Mr. Walter speaks [p. 37] of the “evidence already published by the Poor Law Commissioners as to the immorality and depravity which the present workhouse system daily generates:” the very reason why workhouses are, by the proposed Bill, placed under the superintendence of the Central Board, in order that all this immorality may be restrained by adequate regulations. Mr. Walter says that, under any alteration, if crowds of able-bodied persons are congregated within the same walls, they must be demoralized. True, perhaps; but any parish employment must congregate crowds of able-bodied persons. If they were not congregated, but set to work apart, the parish, for every labourer it employs, must pay a superintending officer to look after him. Accordingly, when they are not “congregated” in workhouses, they are congregated somewhere else—generally in the roads; and if Mr. Walter, in looking at “the Evidence published by the Poor Law Commissioners,” had not confined his attention to what seemed to favour his own views, he would have found the demoralizing effect of the employment of paupers on the roads to be quite as remarkable as even that of “immuring” them in the present abominable workhouses. [P. 37.]6 But, in the one case, the evil arises from the very nature of the case—from the impossibility of superintendence, and the unavoidable absence of any kind of classification. In workhouses, there may be the most perfect superintendence, and any degree of classification is deemed advisable.

We have now exhausted everything bearing any semblance of argument which we can find in Mr. Walter’s pages. The rest is such stuff as this:—“The boast of the English Constitution, that it was one of practice rather than of theory”—“worked well though it read ill”—“a scheme theoretic merely”—“speculators knowing little of the habits and usages of Englishmen”—“such a change never took place in this country since the time of the conquest”—“change of which no one can foresee the consequences”—“change in the British Constitution itself”—“revolution in the manners and habits of the British people”—“consequences which cannot be looked at without dismay,” &c. &c. &c. [Pp. 21-3.]

In conclusion, as Mr.
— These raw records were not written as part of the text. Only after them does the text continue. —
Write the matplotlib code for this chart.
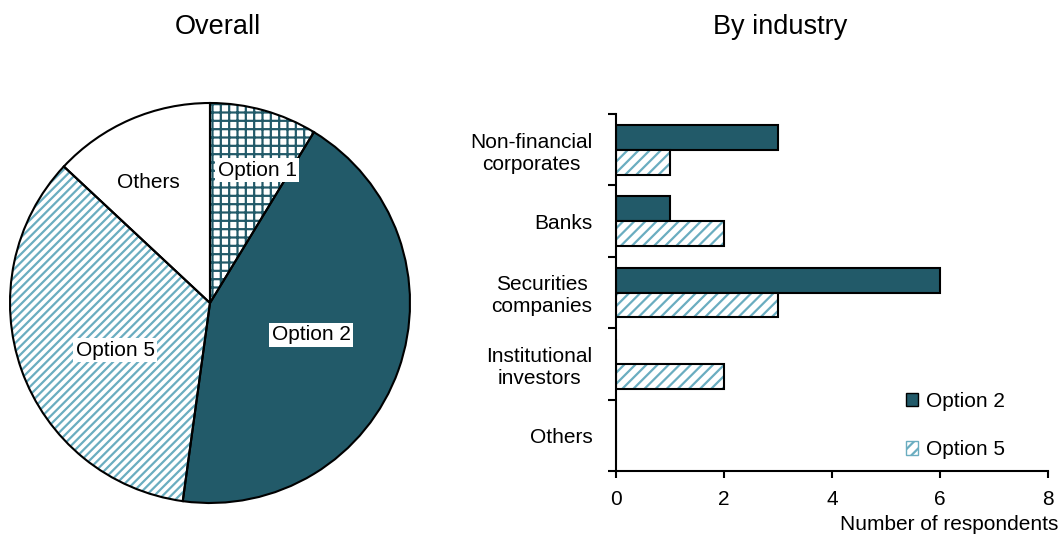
import matplotlib
matplotlib.use('Agg')
import matplotlib.pyplot as plt
from matplotlib.patches import Patch

plt.rcParams['font.family'] = ['Liberation Sans', 'DejaVu Sans']
plt.rcParams['hatch.linewidth'] = 1.6

# date
pie_labels = ['Option 1', 'Option 2', 'Option 5', 'Others']
pie_values = [2, 10, 8, 3]
industries = ['Non-financial\ncorporates', 'Banks', 'Securities\ncompanies',
              'Institutional\ninvestors', 'Others']
opt2 = [3, 1, 6, 0, 0]
opt5 = [1, 2, 3, 2, 0]

dark = '#225a69'
light = '#6aadc0'

fig = plt.figure(figsize=(10.59, 5.35), dpi=100)

# pie - stanga
ax1 = fig.add_axes([10/1059, 1-503/535, 400/1059, 400/535])
wedges, _ = ax1.pie(pie_values, startangle=90, counterclock=False,
                    colors=['white', dark, 'white', 'white'],
                    wedgeprops=dict(linewidth=0))
wedges[0].set_hatch('++')
wedges[0].set_edgecolor(dark)
wedges[2].set_hatch('////')
wedges[2].set_edgecolor(light)
# contur negru peste
wedges2, _ = ax1.pie(pie_values, startangle=90, counterclock=False,
                     wedgeprops=dict(fill=False, edgecolor='black', linewidth=1.5))
for w in wedges2:
    w.set_clip_on(False)
ax1.set_xlim(-1, 1)
ax1.set_ylim(-1, 1)
ax1.axis('off')

box = dict(facecolor='white', edgecolor='none', pad=2)
ax1.text(0.235, 0.665, 'Option 1', ha='center', va='center', fontsize=15, bbox=box)
ax1.text(0.505, -0.16, 'Option 2', ha='center', va='center', fontsize=15, bbox=box)
ax1.text(-0.475, -0.235, 'Option 5', ha='center', va='center', fontsize=15, bbox=box)
ax1.text(-0.31, 0.6, 'Others', ha='center', va='center', fontsize=15)

fig.text(218/1059, 1-27/535, 'Overall', ha='center', va='center', fontsize=19.5)
fig.text(780/1059, 1-27/535, 'By industry', ha='center', va='center', fontsize=19.5)

# bare - dreapta
ax2 = fig.add_axes([616/1059, 1-471/535, 432/1059, 357/535])
pos = list(range(len(industries)))
h = 0.35
ax2.barh([p - h/2 for p in pos], opt2, height=h, color=dark,
         edgecolor='black', linewidth=1.5, label='Option 2')
ax2.barh([p + h/2 for p in pos], opt5, height=h, color='white',
         edgecolor=light, linewidth=0, hatch='///')
ax2.barh([p + h/2 for p in pos], opt5, height=h, fill=False,
         edgecolor='black', linewidth=1.5)
ax2.set_ylim(4.5, -0.5)
ax2.set_xlim(0, 8)
ax2.set_xticks([0, 2, 4, 6, 8])
ax2.set_yticks([-0.5, 0.5, 1.5, 2.5, 3.5, 4.5])
ax2.set_yticklabels([])
ax2.set_yticks(pos, minor=True)
ax2.set_yticklabels(industries, minor=True, ha='right', multialignment='center')
ax2.tick_params(axis='y', which='minor', length=0, pad=17, labelsize=15)
ax2.tick_params(axis='y', which='major', length=6, width=1.5)
ax2.tick_params(axis='x', length=5, width=1.5, pad=9, labelsize=15)
for s in ['top', 'right']:
    ax2.spines[s].set_visible(False)
for s in ['left', 'bottom']:
    ax2.spines[s].set_linewidth(1.5)

handles = [Patch(facecolor=dark, edgecolor='black', label='Option 2'),
           Patch(facecolor='white', edgecolor=light, hatch='///', label='Option 5')]
ax2.legend(handles=handles, loc='lower right', bbox_to_anchor=(0.945, -0.02),
           frameon=False, fontsize=15, handlelength=0.6, handleheight=0.6,
           handletextpad=0.4, labelspacing=1.4)

fig.text(1058/1059, 1-525/535, 'Number of respondents', ha='right', va='center', fontsize=15)

plt.savefig('out.png', dpi=100)
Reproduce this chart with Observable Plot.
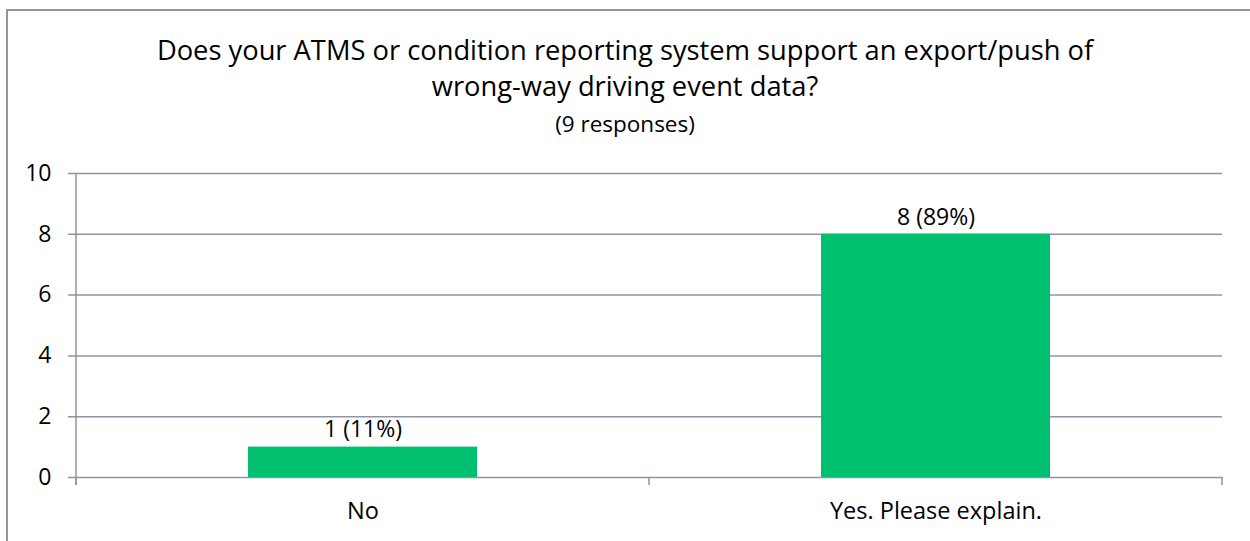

Walter’s Editor politely intimates that whoever ventures to say anything in behalf of this measure, after his fiat has gone forth against it, can have no motive but the hope of finding opportunities for profit, “and perhaps for peculation,” by employment under the Bill; it may be as well to state that the writer of the present article has neither had any employment, paid or unpaid, in connection with the Poor Law Enquiry, nor will have any in connection with the authorities to be created by the Bill.7

[1 ]The editor (1817-41) was Thomas Barnes (1785-1841).

[2 ]The “greater master in blackguardism” was William Maginn (1793-1842), Irish journalist and poet, who, in the Morning Herald, 17 Feb., 1829, fixed the epithet “Thunderer” on The Times (after it had said, “we thundered out that article,” on 11 Feb., 1829).

[3 ]Thomas Spence (1750-1814), London bookseller and radical land reformer. For the idea, see, e.g., his The Meridian Sun of Liberty; or, The Whole Rights of Man (London: Spence, 1796), p. 5.

[4 ]Walter is quoting Spencer, Speech in Presenting a Bill to Amend the Poor Laws (17 Apr., 1834), PD, 3rd ser., Vol. 22, col. 879. The square-bracketed passages are Mill’s.

[5 ]Ibid., cols. 879-80.

[6 ]See Extracts, pp. 216ff.

[7 ]The quotation is from a leading article on the Poor Laws, The Times, 8 May, p. 5. Despite the disclaimer of the last sentence, on 13 May, in a scathing attack, The Times attributed the leader to Mill’s friend Edwin Chadwick, who had taken an active part in the inquiries of the Poor Law Commission and who was thought to be a candidate for the Central Board.